Not stated—I could only assume the 300 win is single shot and he wanted a revolver with more rounds as backup.
But clear the author was not up to snuff on firearms.
bkmk
Head shots are difficult on browns and grizzlies as opposed to black bears. Their heads are thicker, lower profile. Easy to get a ricochet. 300 Win-mag is plenty for hunting bear, but a little light for stopping them.
The punchline to this joke is, Admit it: you dont keep coming back for the hunt.
454 Casull
Pretty big round for deer.
I once owned 44 magnum long barrel revolver. I believe it would not only make a good warning shot but also stop the bear.

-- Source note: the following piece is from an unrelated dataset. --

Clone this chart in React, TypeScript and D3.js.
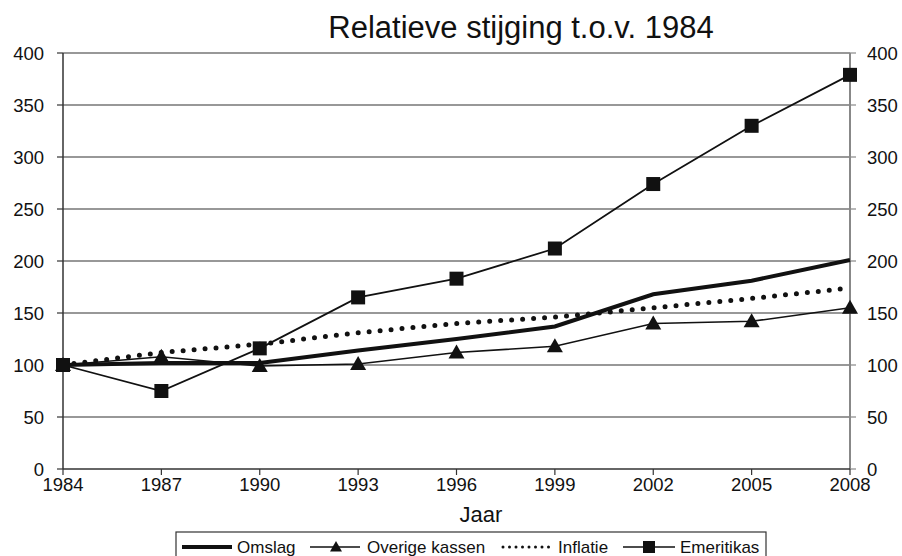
import React from "react";
import * as d3 from "d3";

const years = [1984, 1987, 1990, 1993, 1996, 1999, 2002, 2005, 2008];
const omslag = [100, 102, 102, 114, 125, 137, 168, 181, 201];
const overige = [100, 108, 99, 101, 112, 118, 140, 142, 155];
const inflatie = [100, 112, 120, 131, 140, 146, 155, 164, 174];
const emeritikas = [100, 75, 116, 165, 183, 212, 274, 330, 379];
const yTicks = [0, 50, 100, 150, 200, 250, 300, 350, 400];

const W = 902, H = 556;
const left = 63, right = 850, top = 53, bottom = 469;
const font = "'Liberation Sans', Arial, sans-serif";

export default function App() {
  const x = d3.scaleLinear().domain([1984, 2008]).range([left, right]);
  const y = d3.scaleLinear().domain([0, 400]).range([bottom, top]);
  const line = (vals: number[]) =>
    d3.line<number>().x((_, i) => x(years[i])).y((v) => y(v))(vals) || "";

  const tri = (cx: number, cy: number, s = 8) =>
    `M${cx},${cy - s} L${cx + s},${cy + s * 0.75} L${cx - s},${cy + s * 0.75} Z`;

  return (
    <svg width={W} height={H} style={{ position: "absolute", left: 0, top: 0, background: "#fff" }}>
      <rect width={W} height={H} fill="#fff" />
      <text x={521} y={38} textAnchor="middle" fontFamily={font} fontSize={31} fill="#111">
        Relatieve stijging t.o.v. 1984
      </text>
      {/* grid */}
      {yTicks.map((t) => (
        <g key={t}>
          {t > 0 && <line x1={left} x2={right} y1={y(t)} y2={y(t)} stroke="#333" strokeWidth={1.2} />}
          <line x1={left - 6} x2={left} y1={y(t)} y2={y(t)} stroke="#333" strokeWidth={1.2} />
          <line x1={right} x2={right + 6} y1={y(t)} y2={y(t)} stroke="#888" strokeWidth={1.2} />
          <text x={44} y={y(t) + 7} textAnchor="end" fontFamily={font} fontSize={18.5} fill="#111">{t}</text>
          <text x={867} y={y(t) + 7} textAnchor="start" fontFamily={font} fontSize={18.5} fill="#111">{t}</text>
        </g>
      ))}
      <line x1={left} x2={left} y1={top} y2={bottom} stroke="#333" strokeWidth={1.5} />
      <line x1={right} x2={right} y1={top} y2={bottom} stroke="#888" strokeWidth={2} />
      <line x1={left} x2={right} y1={bottom} y2={bottom} stroke="#333" strokeWidth={1.5} />
      {years.map((yr) => (
        <g key={yr}>
          <line x1={x(yr)} x2={x(yr)} y1={bottom} y2={bottom + 6} stroke="#333" strokeWidth={1.2} />
          <text x={x(yr)} y={491} textAnchor="middle" fontFamily={font} fontSize={18.5} fill="#111">{yr}</text>
        </g>
      ))}
      <text x={481} y={522} textAnchor="middle" fontFamily={font} fontSize={22} fill="#111">Jaar</text>

      {/* series */}
      <path d={line(inflatie)} fill="none" stroke="#111" strokeWidth={5} strokeLinecap="round" strokeDasharray="0 11" />
      <path d={line(overige)} fill="none" stroke="#111" strokeWidth={1.5} />
      {overige.map((v, i) => <path key={i} d={tri(x(years[i]), y(v))} fill="#111" />)}
      <path d={line(omslag)} fill="none" stroke="#111" strokeWidth={4} />
      <path d={line(emeritikas)} fill="none" stroke="#111" strokeWidth={1.8} />
      {emeritikas.map((v, i) => (
        <rect key={i} x={x(years[i]) - 7} y={y(v) - 7} width={14} height={14} fill="#111" />
      ))}

      {/* legend */}
      <rect x={176} y={532} width={590} height={40} fill="#fff" stroke="#333" strokeWidth={1.2} />
      <line x1={182} x2={232} y1={547} y2={547} stroke="#111" strokeWidth={4} />
      <text x={237} y={553} fontFamily={font} fontSize={17} fill="#111">Omslag</text>
      <line x1={310} x2={360} y1={547} y2={547} stroke="#111" strokeWidth={1.5} />
      <path d={tri(336, 547, 6)} fill="#111" />
      <text x={367} y={553} fontFamily={font} fontSize={17} fill="#111">Overige kassen</text>
      <line x1={503} x2={550} y1={547} y2={547} stroke="#111" strokeWidth={3} strokeLinecap="round" strokeDasharray="0 6.5" />
      <text x={558} y={553} fontFamily={font} fontSize={17} fill="#111">Inflatie</text>
      <line x1={623} x2={675} y1={547} y2={547} stroke="#111" strokeWidth={1.5} />
      <rect x={643} y={541} width={12} height={12} fill="#111" />
      <text x={680} y={553} fontFamily={font} fontSize={17} fill="#111">Emeritikas</text>
    </svg>
  );
}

He didnt use his bear spray as his first defense ... oh dear, getting killed by a bear will probably be less painful than the pain and suffering that will descend down upon him by PETA.
>><<
He can keep the bear spray and use it on a PETA idiot that bothers him.
Mrs. L has a 629 she likes a lot. But her usual load is a 210 JHP over about 9 grains or so of Bullseye. For a Brown Bear Id think something around 280-300 grains and solid would be a better choice. But even then itd be light for an animal of that size.
L
I have known many an Alaskan who hunted with a .375 H&H. A friend has a story about his dad having an encounter with a bear and that very afternoon trading his .300 for a .375.
Me, I stay in the lower 48 where a .308 will do the job...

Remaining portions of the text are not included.